Trent'anni dopo la tragedia del 10 aprile 1991, in cui morirono 140 persone, nuovi elementi emergono sui misteri che avvolgono la nave Moby Prince. Sembrerebbe infatti che ci fossero esplosivi della mafia a bordo dell'imbarcazione, come emerso da un fascicolo rimasto nei cassetti per decenni e riemerso grazie una delle associazioni dei familiari delle vittime. Un fascicolo mai messo a disposizione della commissione d’inchiesta del Senato da parte del tribunale di Livorno, nel quale emerge un presunto coinvolgimento della malavita organizzata nell’incidente avvenuto a poche miglia dal lungomare di Livorno, come si apprende da una conversazione del novembre 1994 tra Franco Lazzarini (all’epoca presidente di uno dei diversi comitati dei familiari), un avvocato di Viareggio e un allora tenente della Capitaneria di Porto.

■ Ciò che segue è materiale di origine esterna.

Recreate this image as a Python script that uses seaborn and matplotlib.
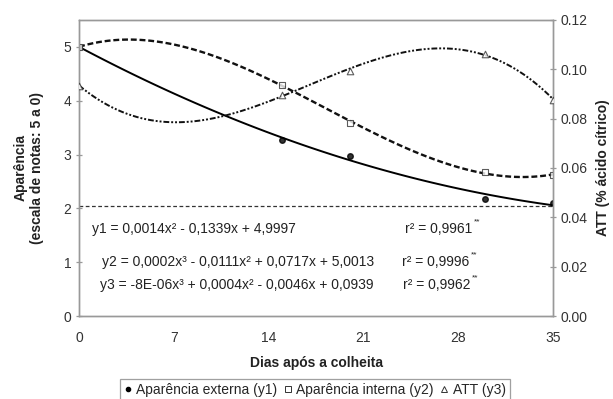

Una conversazione registrata su un nastro e fatta trascrivere dal pm Luigi de Franco che aveva appena chiuso l’inchiesta sulla strage. Nella registrazione l’avvocato sostiene di aver ricevuto la proposta di un “malavitoso” disposto per “2 miliardi di lire” a raccontare una verità a lui nota sulla tragedia, di cui il legale ha anticipato gli elementi principali ai presenti. Il malavitoso avrebbe riferito la presenza di “molto esplosivo a bordo” del Moby Prince “nascosto da uno della nave” e appartenente alla mafia “con ogni probabilità parte di altri quantitativi”. L’avvocato indica più volte la sua paura di “giocare con la nostra incolumità personale” e cita la possibilità di fare “arrestare” questa fonte. Una conversazione da verificare. Il magistrato De Franco trasmise la trascrizione al gip Roberto Urgese ma né il giudice chiese approfondimenti di indagini mandando a processo quattro soggetti legati ai mancati soccorsi (e poi assolti) né la Procura compì ulteriori approfondimenti di quelle informazioni.
Secondo i tecnici di Mariperman le tracce di esplosivo rinvenuti sulla Moby Prince erano residui di quantitativi non esplosi ma andati a fuoco. Nessuno tuttavia indagò mai sul perché, a prescindere, in quel traghetto si fossero trovati degli esplosivi non autorizzati. A quanto pare neanche dopo l’offerta di un malavitoso (sia pure da verificare per intero) di testimoniare la provenienza di quegli esplosivi.
Il fascicolo fantasma rinvenuto solo nei giorni scorsi è quasi integralmente dedicato alla questione “esplosione” a bordo del traghetto. A sostenere la tesi fu soprattutto l’armatore del Moby Prince, Vincenzo Onorato. Anzi Onorato affermò di aver dato 50 milioni a Franco Lazzarini, ex presidente di un comitato dei familiari delle vittime, per aiutarlo a continuare le indagini sul disastro. “Lazzarini - disse l’armatore - mi disse di aver saputo, da fonte certa, che un aereo privato proveniente dalla Corsica avrebbe scaricato il proprio carico di esplosivo sulla Moby. Lazzarini non aveva più soldi e così glieli prestammo noi”. E Onorato ripeté le sue convinzioni anche davanti ai magistrati, identificando nella concorrente Corsica Ferries il mandante del presunto attentato.
Sempre riguardo all’esplosione nel locale eliche di prua “la commissione d’inchiesta ha solo ribadito un fatto già noto - precisa a ilfattoquotidiano.it Gabriele Bardazza, consulente tecnico dei fratelli Chessa, i figli del comandante del traghetto morto a bordo insieme alla moglie - cioè che non è stata causata da un ordigno militare ovvero ad alto potenziale. Ma nulla dice circa una possibile esplosione causata da un ordigno a basso potenziale come la polvere nera. Il dubbio rimane e per toglierselo basterebbe seguire l’indicazione del maggiore Paride Minervini, esperto esplosivista nominato dalla Commissione d’inchiesta, che nel dicembre 2017 suggeriva nella sua relazione di eseguire opportune analisi di laboratorio sui reperti rinvenuti e conservati nell’archivio del tribunale a Livorno”.